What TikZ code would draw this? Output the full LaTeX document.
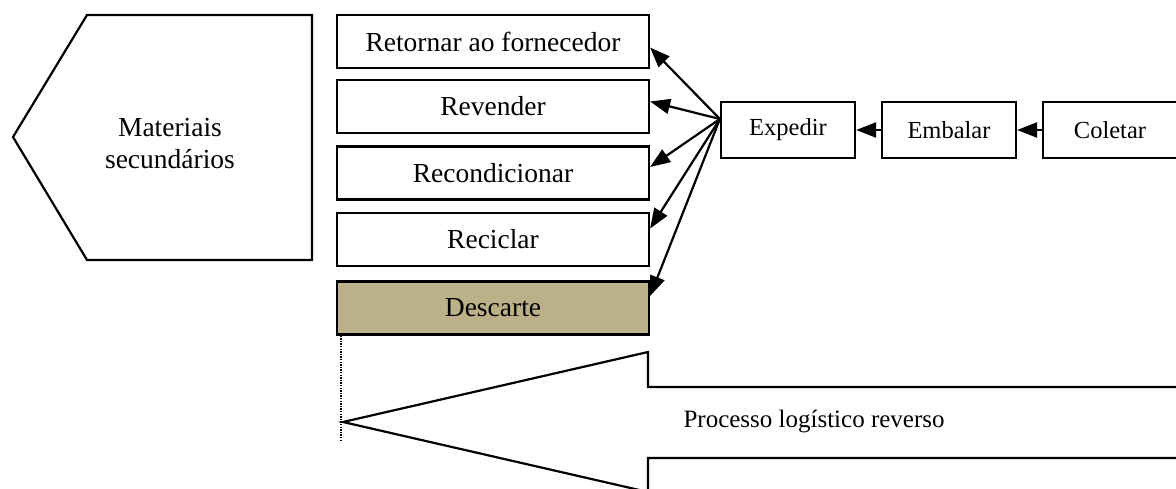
\documentclass[tikz,border=0pt]{standalone}
\usepackage{fontspec}
\setmainfont{Liberation Serif}
\usetikzlibrary{arrows.meta}
\definecolor{descartefill}{RGB}{188,176,136}
\tikzset{
  outline/.style={draw=black, line width=2.2pt},
  destbox/.style={outline, fill=white, minimum width=312pt, minimum height=53pt,
    inner sep=0pt, font=\fontsize{27.5}{32}\selectfont},
  stepbox/.style={outline, fill=white, minimum width=134pt, minimum height=56pt,
    inner sep=0pt, font=\fontsize{24.5}{28}\selectfont},
  flow/.style={line width=2.2pt, -{Triangle[length=20pt,width=15pt]}},
}
\begin{document}
\begin{tikzpicture}[x=1pt,y=-1pt]
  \useasboundingbox (0,0) rectangle (1176,488);
  \clip (0,0) rectangle (1176,488);

  % secondary materials block (pentagon pointing left)
  \draw[outline] (13,137) -- (87,15) -- (312,15) -- (312,260) -- (87,260) -- cycle;
  \node[align=center, font=\fontsize{27.5}{32}\selectfont] (mat) at (170,144)
    {Materiais\\secundários};

  % destinations
  \node[destbox] (r1) at (493,41.5) {Retornar ao fornecedor};
  \node[destbox] (r2) at (493,106.5) {Revender};
  \node[destbox] (r3) at (493,173) {Recondicionar};
  \node[destbox] (r4) at (493,239.5) {Reciclar};
  \node[destbox, fill=descartefill] (r5) at (493,308) {Descarte};

  % reverse chain
  \node[stepbox] (exp) at (788,130) {Expedir};
  \node[stepbox] (emb) at (949,130) {Embalar};
  \node[stepbox] (col) at (1110,130) {Coletar};

  \draw[flow] (emb.west) -- (exp.east);
  \draw[flow] (col.west) -- (emb.east);

  % fan-out from the shipping step
  \coordinate (hub) at ([yshift=11pt]exp.west);
  \draw[flow] (hub) -- ([yshift=-6pt]r1.east);
  \draw[flow] (hub) -- ([yshift=5pt]r2.east);
  \draw[flow] (hub) -- ([yshift=6pt]r3.east);
  \draw[flow] (hub) -- ([yshift=11pt]r4.east);
  \draw[flow] (hub) -- ([yshift=12pt]r5.east);

  % reverse logistics arrow
  \draw[outline] (343,422) -- (648,352) -- (648,387) -- (1190,387)
    -- (1190,458) -- (648,458) -- (648,492) -- cycle;
  \node[anchor=west, font=\fontsize{25}{30}\selectfont] (proc) at (680,421)
    {Processo logístico reverso};

  % dotted guide below the discard box
  \coordinate (tip) at (341,442);
  \draw[line width=1.3pt, dash pattern=on 1.3pt off 1.3pt] (tip |- r5.south) -- (tip);
\end{tikzpicture}
\end{document}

# # #

▶ **What is expected**: Copy nothing but the lines from the top of the data down to the line containing "(col.west) -- (emb.east);", and leave the pictures out.

▶ **Reply**:
What TikZ code would draw this? Output the full LaTeX document.
\documentclass[tikz,border=0pt]{standalone}
\usepackage{fontspec}
\setmainfont{Liberation Serif}
\usetikzlibrary{arrows.meta}
\definecolor{descartefill}{RGB}{188,176,136}
\tikzset{
  outline/.style={draw=black, line width=2.2pt},
  destbox/.style={outline, fill=white, minimum width=312pt, minimum height=53pt,
    inner sep=0pt, font=\fontsize{27.5}{32}\selectfont},
  stepbox/.style={outline, fill=white, minimum width=134pt, minimum height=56pt,
    inner sep=0pt, font=\fontsize{24.5}{28}\selectfont},
  flow/.style={line width=2.2pt, -{Triangle[length=20pt,width=15pt]}},
}
\begin{document}
\begin{tikzpicture}[x=1pt,y=-1pt]
  \useasboundingbox (0,0) rectangle (1176,488);
  \clip (0,0) rectangle (1176,488);

  % secondary materials block (pentagon pointing left)
  \draw[outline] (13,137) -- (87,15) -- (312,15) -- (312,260) -- (87,260) -- cycle;
  \node[align=center, font=\fontsize{27.5}{32}\selectfont] (mat) at (170,144)
    {Materiais\\secundários};

  % destinations
  \node[destbox] (r1) at (493,41.5) {Retornar ao fornecedor};
  \node[destbox] (r2) at (493,106.5) {Revender};
  \node[destbox] (r3) at (493,173) {Recondicionar};
  \node[destbox] (r4) at (493,239.5) {Reciclar};
  \node[destbox, fill=descartefill] (r5) at (493,308) {Descarte};

  % reverse chain
  \node[stepbox] (exp) at (788,130) {Expedir};
  \node[stepbox] (emb) at (949,130) {Embalar};
  \node[stepbox] (col) at (1110,130) {Coletar};

  \draw[flow] (emb.west) -- (exp.east);
  \draw[flow] (col.west) -- (emb.east);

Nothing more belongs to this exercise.